Abbott, Coalition say ‘no’ to marriage conscience as Rudd’s sister dumps Labor
Federal Opposition Leader Tony Abbott has got his way on same-sex marriage, after shadow Cabinet yesterday decided to back Abbott’s opposition to a conscience vote on the issue, leaving marriage equality advocates disappointed but nevertheless quietly confident that the decision will be revisited in the near future.
The Coalition’s position on the issue comes as Loree Rudd, the sister of Foreign Minister Kevin Rudd, revealed today that she had handed in her Labor membership following the ALP’s recent decision to make marriage equality part of its policy platform.
Abbott’s position has angered some senior Coalition MPs who claim their leader ruled out a conscience vote during a national television interview on Sunday only days after suggesting otherwise to them in private messages, the Sydney Morning Herald reports.
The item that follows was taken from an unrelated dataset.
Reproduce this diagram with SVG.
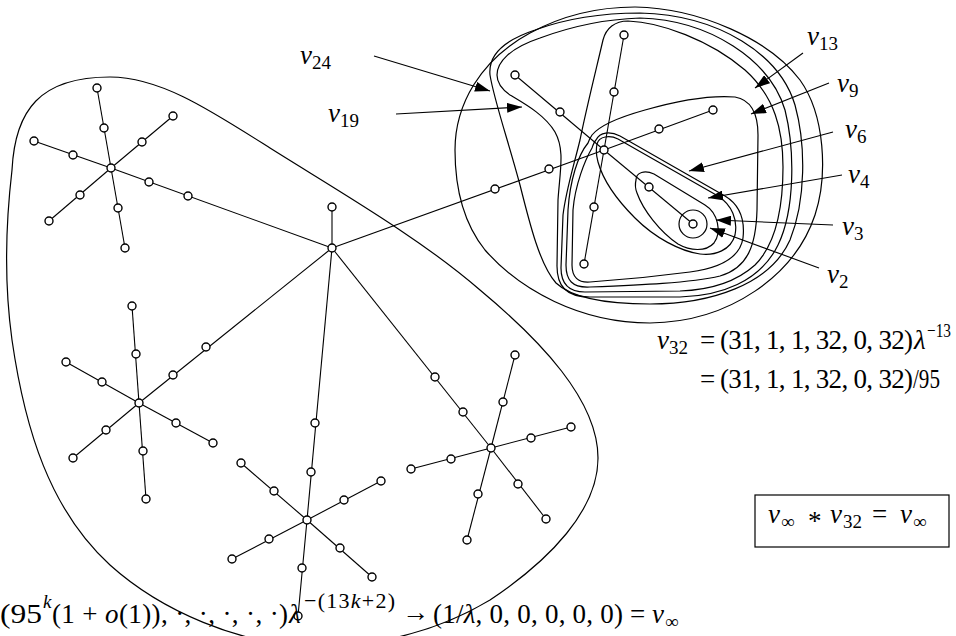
<svg xmlns="http://www.w3.org/2000/svg" width="956" height="636" viewBox="0 0 956 636" font-family="'Liberation Serif', 'Times New Roman', serif">
<defs>
<style>
.e{stroke:#000;stroke-width:1.1;fill:none}
.c{stroke:#000;stroke-width:1.2;fill:none}
.n{fill:#fff;stroke:#000;stroke-width:1.4}
.a{stroke:#000;stroke-width:1.1;fill:none;marker-end:url(#ah)}
text{font-family:"Liberation Serif","Times New Roman",serif;font-size:27px;fill:#000}
.i{font-style:italic}
.s{font-size:19px}
</style>
<marker id="ah" markerWidth="16" markerHeight="10" refX="15" refY="5" orient="auto" markerUnits="userSpaceOnUse"><path d="M0,0 L15,5 L0,10 Z" fill="#000"/></marker>
</defs>
<rect width="956" height="636" fill="#fff"/>

<g id="regions">
<path id="blob" class="c" d="M110,77 C160,77 210,110 270,148 C340,192 420,238 480,290 C540,340 598,400 598,458 C598,510 550,560 490,600 C440,630 380,646 316,646 C240,646 160,610 110,565 C50,510 25,430 12,340 C5,290 5,230 12,170 C15,110 40,77 110,77 Z"/>
<path id="outer" class="c" d="M455,150 C455,105 480,60 530,33 C565,14 600,7 635,7 C700,8 770,40 800,80 C825,115 828,175 815,215 C795,275 730,322 650,323 C580,323 520,290 485,250 C465,225 455,190 455,150 Z"/>
<path id="c24" class="c" d="M490,75 C488,55 505,40 535,30 C565,19 600,13 640,13 C720,15 780,55 795,105 C806,145 806,200 790,240 C770,285 710,304 650,304 C605,304 572,298 556,283 C540,265 530,225 520,185 C508,140 494,100 490,75 Z"/>
<path id="c19" class="c" d="M497,75 C497,62 510,48 540,38 C575,25 610,19 640,18 C710,20 770,60 785,110 C795,150 795,210 778,245 C760,282 720,296 680,297 L590,297 C566,297 557,286 557,266 L558,200 C560,170 565,150 555,132 C545,115 525,104 510,95 C500,88 497,82 497,75 Z"/>
<path id="c13" class="c" d="M603,40 C606,28 615,21 628,21 C660,22 710,40 745,70 C775,97 783,130 783,167 C783,210 775,245 755,265 C735,283 710,290 680,291 L585,292 C568,292 561,283 561,268 L563,215 C566,190 574,165 580,140 C586,110 596,70 603,40 Z"/>
<path id="c9" class="c" d="M592,135 C600,125 620,117 645,110 C680,100 710,95 735,97 C752,100 758,115 758,135 L757,210 C756,245 748,268 720,276 C690,283 640,285 590,287 C572,288 566,280 566,265 L568,210 C570,180 578,155 588,143 C589,140 590,138 592,135 Z"/>
<path id="c6" class="c" d="M596,140 C600,132 610,131 620,136 L725,196 C740,205 745,220 743,238 C740,258 720,268 690,272 C660,276 620,280 590,282 C578,283 572,277 572,265 L573,210 C575,185 585,160 592,148 C593,145 594,142 596,140 Z"/>
<path id="c4" class="c" d="M597,144 C599,136 610,135 618,139 L718,196 C732,205 738,220 735,235 C731,250 715,256 700,254 C680,251 655,238 635,218 C615,198 603,180 598,162 C596,155 596,149 597,144 Z"/>
<path id="c3" class="c" d="M636,180 C636,172 645,170 654,174 L705,205 C718,213 722,232 714,243 C706,252 690,251 678,244 C660,232 643,210 637,193 C635,188 635,184 636,180 Z"/>
<circle id="c2" class="c" cx="693" cy="224" r="14"/>
</g>

<g id="connectors">
<line class="e" x1="332" y1="248" x2="332" y2="207"/>
<line class="e" x1="332" y1="248" x2="604" y2="150"/>
<line class="e" x1="332" y1="248" x2="111" y2="168"/>
<line class="e" x1="332" y1="248" x2="139" y2="403"/>
<line class="e" x1="332" y1="248" x2="307" y2="520"/>
<line class="e" x1="332" y1="248" x2="491" y2="448"/>
<line class="e" x1="111" y1="168" x2="97" y2="88"/>
<line class="e" x1="111" y1="168" x2="125" y2="248"/>
<line class="e" x1="111" y1="168" x2="173" y2="116"/>
<line class="e" x1="111" y1="168" x2="49" y2="221"/>
<line class="e" x1="111" y1="168" x2="34" y2="141"/>
<line class="e" x1="139" y1="403" x2="132" y2="306"/>
<line class="e" x1="139" y1="403" x2="146" y2="499"/>
<line class="e" x1="139" y1="403" x2="66" y2="362"/>
<line class="e" x1="139" y1="403" x2="73" y2="458"/>
<line class="e" x1="139" y1="403" x2="213" y2="443"/>
<line class="e" x1="307" y1="520" x2="298" y2="616"/>
<line class="e" x1="307" y1="520" x2="241" y2="463"/>
<line class="e" x1="307" y1="520" x2="232" y2="559"/>
<line class="e" x1="307" y1="520" x2="381" y2="481"/>
<line class="e" x1="307" y1="520" x2="372" y2="577"/>
<line class="e" x1="491" y1="448" x2="515" y2="355"/>
<line class="e" x1="491" y1="448" x2="411" y2="469"/>
<line class="e" x1="491" y1="448" x2="571" y2="427"/>
<line class="e" x1="491" y1="448" x2="467" y2="540"/>
<line class="e" x1="491" y1="448" x2="546" y2="519"/>
<line class="e" x1="604" y1="150" x2="624" y2="35"/>
<line class="e" x1="604" y1="150" x2="584" y2="264"/>
<line class="e" x1="604" y1="150" x2="515" y2="75"/>
<line class="e" x1="604" y1="150" x2="713" y2="110"/>
<line class="e" x1="604" y1="150" x2="693" y2="224"/>
<line class="a" x1="374" y1="56" x2="490" y2="91"/>
<line class="a" x1="396" y1="114" x2="522" y2="107"/>
<line class="a" x1="803" y1="53" x2="755" y2="88"/>
<line class="a" x1="829" y1="83" x2="751" y2="114"/>
<line class="a" x1="833" y1="132" x2="689" y2="171"/>
<line class="a" x1="842" y1="175" x2="708" y2="198"/>
<line class="a" x1="833" y1="225" x2="716" y2="220"/>
<line class="a" x1="819" y1="268" x2="710" y2="228"/>
</g>

<g id="nodes">
<g id="m"><circle class="n" cx="332" cy="248" r="4"/></g>
<g id="m1"><circle class="n" cx="332" cy="207" r="4"/></g>
<g id="s1"><circle class="n" cx="111" cy="168" r="4"/></g>
<g id="s1a"><circle class="n" cx="104" cy="128" r="4"/></g>
<g id="s1b"><circle class="n" cx="97" cy="88" r="4"/></g>
<g id="s1c"><circle class="n" cx="118" cy="208" r="4"/></g>
<g id="s1d"><circle class="n" cx="125" cy="248" r="4"/></g>
<g id="s1e"><circle class="n" cx="142" cy="142" r="4"/></g>
<g id="s1f"><circle class="n" cx="173" cy="116" r="4"/></g>
<g id="s1g"><circle class="n" cx="80" cy="195" r="4"/></g>
<g id="s1h"><circle class="n" cx="49" cy="221" r="4"/></g>
<g id="s1i"><circle class="n" cx="73" cy="155" r="4"/></g>
<g id="s1j"><circle class="n" cx="34" cy="141" r="4"/></g>
<g id="s1k"><circle class="n" cx="149" cy="182" r="4"/></g>
<g id="s1l"><circle class="n" cx="188" cy="196" r="4"/></g>
<g id="s2"><circle class="n" cx="139" cy="403" r="4"/></g>
<g id="s2a"><circle class="n" cx="136" cy="354" r="4"/></g>
<g id="s2b"><circle class="n" cx="132" cy="306" r="4"/></g>
<g id="s2c"><circle class="n" cx="143" cy="451" r="4"/></g>
<g id="s2d"><circle class="n" cx="146" cy="499" r="4"/></g>
<g id="s2e"><circle class="n" cx="102" cy="382" r="4"/></g>
<g id="s2f"><circle class="n" cx="66" cy="362" r="4"/></g>
<g id="s2g"><circle class="n" cx="106" cy="430" r="4"/></g>
<g id="s2h"><circle class="n" cx="73" cy="458" r="4"/></g>
<g id="s2i"><circle class="n" cx="176" cy="423" r="4"/></g>
<g id="s2j"><circle class="n" cx="213" cy="443" r="4"/></g>
<g id="s2k"><circle class="n" cx="173" cy="375" r="4"/></g>
<g id="s2l"><circle class="n" cx="206" cy="347" r="4"/></g>
<g id="s3"><circle class="n" cx="307" cy="520" r="4"/></g>
<g id="s3a"><circle class="n" cx="311" cy="472" r="4"/></g>
<g id="s3b"><circle class="n" cx="315" cy="423" r="4"/></g>
<g id="s3c"><circle class="n" cx="302" cy="568" r="4"/></g>
<g id="s3d"><circle class="n" cx="298" cy="616" r="4"/></g>
<g id="s3e"><circle class="n" cx="274" cy="491" r="4"/></g>
<g id="s3f"><circle class="n" cx="241" cy="463" r="4"/></g>
<g id="s3g"><circle class="n" cx="269" cy="539" r="4"/></g>
<g id="s3h"><circle class="n" cx="232" cy="559" r="4"/></g>
<g id="s3i"><circle class="n" cx="344" cy="500" r="4"/></g>
<g id="s3j"><circle class="n" cx="381" cy="481" r="4"/></g>
<g id="s3k"><circle class="n" cx="340" cy="548" r="4"/></g>
<g id="s3l"><circle class="n" cx="372" cy="577" r="4"/></g>
<g id="s4"><circle class="n" cx="491" cy="448" r="4"/></g>
<g id="s4a"><circle class="n" cx="463" cy="412" r="4"/></g>
<g id="s4b"><circle class="n" cx="435" cy="377" r="4"/></g>
<g id="s4c"><circle class="n" cx="503" cy="402" r="4"/></g>
<g id="s4d"><circle class="n" cx="515" cy="355" r="4"/></g>
<g id="s4e"><circle class="n" cx="451" cy="459" r="4"/></g>
<g id="s4f"><circle class="n" cx="411" cy="469" r="4"/></g>
<g id="s4g"><circle class="n" cx="531" cy="438" r="4"/></g>
<g id="s4h"><circle class="n" cx="571" cy="427" r="4"/></g>
<g id="s4i"><circle class="n" cx="478" cy="494" r="4"/></g>
<g id="s4j"><circle class="n" cx="467" cy="540" r="4"/></g>
<g id="s4k"><circle class="n" cx="518" cy="484" r="4"/></g>
<g id="s4l"><circle class="n" cx="546" cy="519" r="4"/></g>
<g id="h"><circle class="n" cx="604" cy="150" r="4"/></g>
<g id="ha"><circle class="n" cx="614" cy="92" r="4"/></g>
<g id="hb"><circle class="n" cx="624" cy="35" r="4"/></g>
<g id="hc"><circle class="n" cx="594" cy="207" r="4"/></g>
<g id="hd"><circle class="n" cx="584" cy="264" r="4"/></g>
<g id="he"><circle class="n" cx="560" cy="112" r="4"/></g>
<g id="hf"><circle class="n" cx="515" cy="75" r="4"/></g>
<g id="hg"><circle class="n" cx="659" cy="129" r="4"/></g>
<g id="hh"><circle class="n" cx="713" cy="110" r="4"/></g>
<g id="hi"><circle class="n" cx="649" cy="187" r="4"/></g>
<g id="hj"><circle class="n" cx="693" cy="224" r="4"/></g>
<g id="hk"><circle class="n" cx="549" cy="169" r="4"/></g>
<g id="hl"><circle class="n" cx="495" cy="189" r="4"/></g>
</g>

<g id="labels">
<text x="300" y="64"><tspan class="i">v</tspan><tspan class="s" dy="5">24</tspan></text>
<text x="328" y="122"><tspan class="i">v</tspan><tspan class="s" dy="5">19</tspan></text>
<text x="807" y="45"><tspan class="i">v</tspan><tspan class="s" dy="5">13</tspan></text>
<text x="837" y="92"><tspan class="i">v</tspan><tspan class="s" dy="5">9</tspan></text>
<text x="845" y="138"><tspan class="i">v</tspan><tspan class="s" dy="5">6</tspan></text>
<text x="848" y="183"><tspan class="i">v</tspan><tspan class="s" dy="5">4</tspan></text>
<text x="842" y="235"><tspan class="i">v</tspan><tspan class="s" dy="5">3</tspan></text>
<text x="827" y="283"><tspan class="i">v</tspan><tspan class="s" dy="5">2</tspan></text>
</g>

<g id="eq32">
<text x="657" y="349"><tspan class="i">v</tspan><tspan class="s" dy="5">32</tspan></text>
<text x="700" y="349">=</text>
<text x="720" y="349" textLength="193" lengthAdjust="spacing">(31, 1, 1, 32, 0, 32)</text>
<text x="914" y="349" class="i">λ</text>
<text x="927" y="337" class="s" textLength="24" lengthAdjust="spacingAndGlyphs">−13</text>
<text x="700" y="388">=</text>
<text x="720" y="388" textLength="193" lengthAdjust="spacing">(31, 1, 1, 32, 0, 32)</text>
<text x="913" y="388" textLength="27" lengthAdjust="spacingAndGlyphs">/95</text>
</g>

<g id="box">
<rect x="755" y="495" width="194" height="52" fill="none" stroke="#000" stroke-width="1.2"/>
<text x="768" y="523" class="i">v</text><text x="781" y="528" class="s">∞</text>
<text x="808" y="530">*</text>
<text x="830" y="523" class="i">v</text><text x="843" y="528" class="s">32</text>
<text x="872" y="523">=</text>
<text x="900" y="523" class="i">v</text><text x="913" y="528" class="s">∞</text>
</g>

<g id="formula">
<text x="0" y="623" textLength="42" lengthAdjust="spacingAndGlyphs">(95</text>
<text x="43" y="608" class="s i">k</text>
<text x="52" y="623" textLength="236" lengthAdjust="spacing">(1 + <tspan class="i">o</tspan>(1)), ·, ·, ·, ·, ·)</text>
<text x="289" y="623" class="i">λ</text>
<text x="304" y="608" style="font-size:22px" textLength="91" lengthAdjust="spacing">−(13<tspan class="i">k</tspan>+2)</text>
<text x="402" y="621" textLength="27" lengthAdjust="spacingAndGlyphs">→</text>
<text x="433" y="623" textLength="190" lengthAdjust="spacing">(1/<tspan class="i">λ</tspan>, 0, 0, 0, 0, 0)</text>
<text x="630" y="623">=</text>
<text x="652" y="623" class="i">v</text><text x="665" y="628" class="s">∞</text>
</g>
</svg>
High-profile Liberal MPs Malcolm Turnbull, George Brandis, Christopher Pyne were all said to be in shock after Abbott had earlier signalled to them that while the Coalition would not change its official policy on marriage equality that he would allow a free vote on the issue when a private member’s bill is introduced into Federal Parliament next year.
During yesterday’s Cabinet meeting, Joe Hockey, Bruce Billson, Greg Hunt and Nigel Scullion also gave their support for a conscience vote to be held.
Abbott said that his continued opposition to a conscience vote rests with promises that every Coalition MP made before the last election to keep marriage between a man and a woman, The Age reports.
“The point is that the ultimate obligation of politicians is to maintain their commitments to the electorate. The greatest question of political integrity is to honour your promises to the electorate,” Abbott said.
“Now, all of us promised before the election that this was a question of Coalition policy and it would be a pretty weak, I think pretty conscienceless opposition if we were to say one thing before the election and say a different thing after the election. I’ll leave that kind of trickiness to the government.”
Despite making recent overtures of support for marriage equality, Turnbull, one of the Liberal Party’s leading moderates, told The Age that he would now abide by the decision.
“As a member of the shadow cabinet you can assume that I will vote in accordance with the collective decision of the shadow cabinet,” he said.
Australian Marriage Equality convener Alex Greenwich said that the Coalition’s opposition to a conscience vote would most likely be revisited, particularly given the climate of support marriage equality enjoys in the wider community.
“It was only a few backs when the Labor Party had the same position as Mr Abbott, and we have seen the impact the unstoppable momentum towards reform has had there,” Greenwich said.
“Granting a conscience vote allows Mr Abbott to maintain his opposition to reform, while preventing the tensions and protracted debate that plagued Labor for years to get to that point.”
Greens Senator Sarah Hanson-Young called upon Abbott to show that he is not out of touch with ordinary Australians and said that his decision to veto a conscience vote was “swimming against the tide of public opinion”.
“The latest Nielsen poll out today has support for a conscience vote backed 81 per cent of respondents. Last week, Australian Marriage Equality released a Galaxy poll survey showing ... 76 per cent of Coalition supporters want their representatives to have a free vote,” Hanson-Young said.
“Mr Abbott should not impede that, otherwise many Liberals will cross the floor, as they have done in the past.”
Meanwhile, Loree Rudd, the sister of former Prime Minister Kevin Rudd, today revealed that she had come good on her threat earlier this year to tear up her Labor membership should the ALP make same-sex marriage a part of its official policy.
Rudd told Brisbane Times that while her brother “did not necessarily approve” of her decision, she could no longer belong to a party that “supports homosexuals” marrying.
“I don't believe gay marriage is good for the community. Homosexuals should be loved and treated right and they should not be discriminated against.
“It is a horrible thing for them to be discriminated against and that's why my brother introduced laws so they are not discriminated against,” Rudd said.
“But to make that huge leap from their rights to breaking a commandment of Moses, to say homosexuals’ relationships is marriage, is utter nonsense.”
Rudd made headlines in July when she suggested that the "global gay Gestapo" were behind the campaign for marriage equality.